The VG index is B_per_chunk × 16 bytes per chunk. For bin_shape = chunk_shape / 4 in 3-D: B_per_chunk = 64, index size = 1 KB per chunk. This is negligible compared to vertex data.

chunk/bin ratio per axis

B_per_chunk (3-D)

Index size per chunk

2

8

128 bytes

4

64

1 KB

8

512

8 KB

16

4096

64 KB

Ratios above 8 per axis are rarely needed and add non-trivial index overhead.

One bin per chunk (no sub-chunk indexing)

Omit bin_shape or set it equal to chunk_shape when:

  • All queries read entire chunks.

  • The store is written for sequential batch processing only.

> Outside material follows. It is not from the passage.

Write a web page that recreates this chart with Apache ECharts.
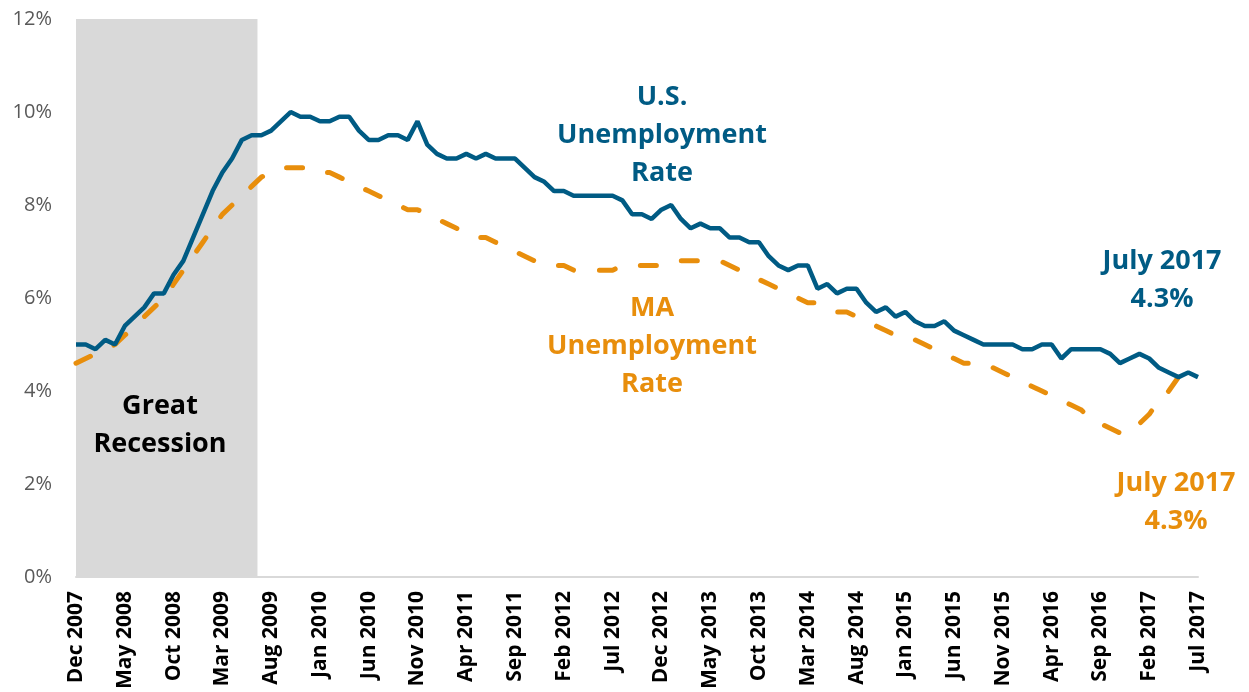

  • You need maximum compatibility with tools that do not understand bins.

write_points(..., chunk_shape=(200., 200., 200.))
# bin_shape defaults to chunk_shape → 1 bin per chunk

Worked examples

Synchrotron point cloud (HiP-CT)

Dataset:     200M vertices in 8000³ µm HiP-CT scan
Query size:  ~100³ µm (interactive viewport at high zoom)
Platform:    S3, Neuroglancer serving
# 500³ chunk → ~245k vertices/chunk (dense dataset)
# Reduce to 200³ for ~16k vertices/chunk — more manageable
# bin_shape = 50³ → 4³ = 64 bins/chunk, query granularity = 50 µm ✓

write_points(
    store,
    positions,
    chunk_shape=(200., 200., 200.),
    bin_shape=(50., 50., 50.),
)

DWI tractography (1M streamlines, 50-vertex average)

Dataset:     1M streamlines × 50 vertices = 50M vertices
             Streamlines span a 180³ mm MRI volume
Query size:  Typically one white-matter bundle (~30×30×80 mm)
Platform:    Local analysis + Neuroglancer
# At chunk_shape=50³ mm: 50³/180³ × 1M ≈ 2143 streams/chunk ✓
# (target 200–500; slightly high but acceptable)
# bin_shape = 10³ mm → 125 bins/chunk; query granularity = 10 mm ✓

write_polylines(
    store,
    streamlines,
    chunk_shape=(50., 50., 50.),
    bin_shape=(10., 10., 10.),
)

EM connectome skeletons (10 000 neurons)

Dataset:     10 000 skeletons, avg 5000 nodes/neuron = 50M nodes
             Data in a 1000³ µm EM volume
Query:       Single neuron retrieval by ID (object_index lookup)
             Spatial query by region (~100³ µm)
Platform:    Local analysis
# chunk_shape = 100³ µm → 100³/1000³ × 50M ≈ 50k vertices/chunk ✓
# bin_shape = 25³ µm → 4³ = 64 bins/chunk, 25 µm resolution ✓

write_graph(
    store,
    positions,
    edges,
    chunk_shape=(100., 100., 100.),
    bin_shape=(25., 25., 25.),
    geometry_type="skeleton",
)

After writing: profile and tune

Open the store and inspect the distribution of vertices per chunk (the zarr-vectors info CLI in zarr-vectors-tools prints this summary directly):

0:  100000 vertices, 125 chunks
  vertices/chunk:  min=124  median=812  max=1843  p95=1602

If median << 10000, your chunk_shape is too small relative to the data density — increase it. If p95 >> 100000, chunks may be too large for interactive use — decrease it.